Josephine is utterly spell binding onstage. As a boxing fan I can tell you that training and that fight was authentic. There was real sweat in the Attic as we saw what dedication actually means to a character and an actor who wants to make it real. I have seen many solo shows this year but this one will remain longer in the memory than most because of what it must cost Josephine every time she enters her own ring.

With the creation of a ring onstage that Chloe draws – like a sumo ring in Japan we are given very little else by way of staging. The lighting is moody and atmospheric, the costume the right side of believable and the package we saw was just sublime.
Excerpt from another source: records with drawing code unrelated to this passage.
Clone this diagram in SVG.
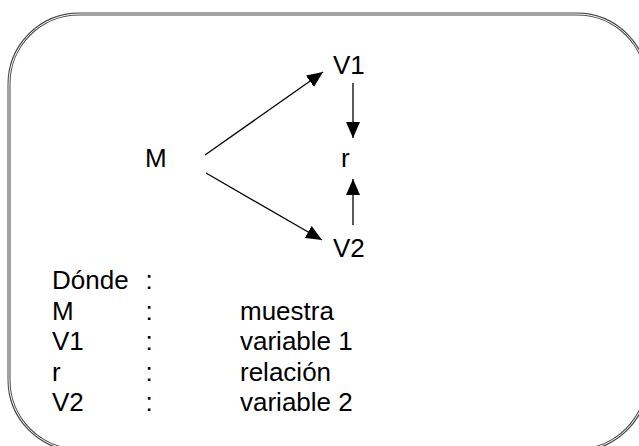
<svg xmlns="http://www.w3.org/2000/svg" width="639" height="446" viewBox="0 0 639 446">
  <defs>
    <style>
      .frame-outer { fill: none; stroke: #444; stroke-width: 3; }
      .frame-inner { fill: none; stroke: #fff; stroke-width: 1; }
      .edge { stroke: #000; stroke-width: 1.3; fill: none; }
      .lbl { font-family: "Liberation Sans", Arial, sans-serif; font-size: 26px; fill: #000; }
    </style>
    <marker id="arrow" viewBox="0 0 16 14" refX="16" refY="7" markerWidth="16" markerHeight="14" markerUnits="userSpaceOnUse" orient="auto">
      <path d="M0,0 L16,7 L0,14 Z" fill="#000"/>
    </marker>
  </defs>

  <rect id="background" x="0" y="0" width="639" height="446" fill="#fff"/>

  <!-- rounded double-line frame -->
  <g id="frame">
    <rect class="frame-outer" x="9" y="14" width="638" height="436" rx="70" ry="70"/>
    <rect class="frame-inner" x="9" y="14" width="638" height="436" rx="70" ry="70"/>
  </g>

  <g id="connectors">
    <line class="edge" x1="205" y1="155" x2="323" y2="72" marker-end="url(#arrow)"/>
    <line class="edge" x1="206" y1="173" x2="322" y2="240" marker-end="url(#arrow)"/>
    <line class="edge" x1="353" y1="83" x2="353" y2="138" marker-end="url(#arrow)"/>
    <line class="edge" x1="353" y1="225" x2="353" y2="179" marker-end="url(#arrow)"/>
  </g>

  <g id="node-V1"><text class="lbl" x="333" y="74">V1</text></g>
  <g id="node-M"><text class="lbl" x="145" y="167">M</text></g>
  <g id="node-r"><text class="lbl" x="341" y="167">r</text></g>
  <g id="node-V2"><text class="lbl" x="333" y="257">V2</text></g>

  <g id="legend">
    <text class="lbl" x="52" y="289">Dónde</text>
    <text class="lbl" x="145.5" y="289">:</text>
    <text class="lbl" x="52" y="320">M</text>
    <text class="lbl" x="145.5" y="320">:</text>
    <text class="lbl" x="240" y="320">muestra</text>
    <text class="lbl" x="52" y="350">V1</text>
    <text class="lbl" x="145.5" y="350">:</text>
    <text class="lbl" x="240" y="350">variable 1</text>
    <text class="lbl" x="52" y="381">r</text>
    <text class="lbl" x="145.5" y="381">:</text>
    <text class="lbl" x="240" y="381">relación</text>
    <text class="lbl" x="52" y="411">V2</text>
    <text class="lbl" x="145.5" y="411">:</text>
    <text class="lbl" x="240" y="411">variable 2</text>
  </g>
</svg>
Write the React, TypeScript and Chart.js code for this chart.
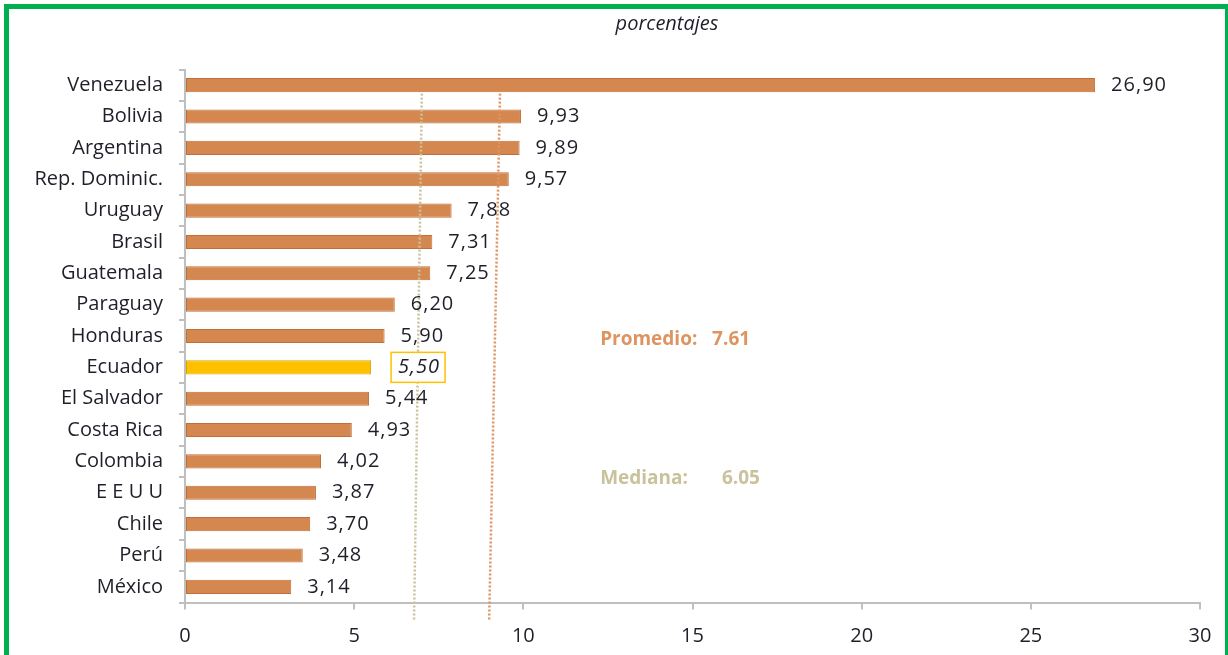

I came away feeling this was another triumph for the Pleasance in what has been a very good year.

Solo shows can be a hit or a miss dependant upon the writing, performance of our narrator and the theatricality of the event. This had all three fuse into one electrifying and amazing hour. If anyone who wants to do solo shows wants to go and see how it should be done, this is the one to see. Josephine has the ability to be feminine and charming before turning that into snarliness and aggression. That aggression does not frighten but heighten the tension within the room. In many ways we want to be frightened and we want to be taken along to the brutality of this sport. It is testimony to both the writer and the performer – remarkably the same person – that we just lay down and let her count us out to ten in submission.

I really enjoyed this for all the reasons already stated but also because as a piece of theatre it manages to transcend the boxing. We have a very believable young girl who is funny and vulnerable as well as scary. It is her charming beauty that allowed me to relax and just enjoy. We were on her side in the ring as well as onstage. For me this is more than a must see; it is also a shouldn’t miss.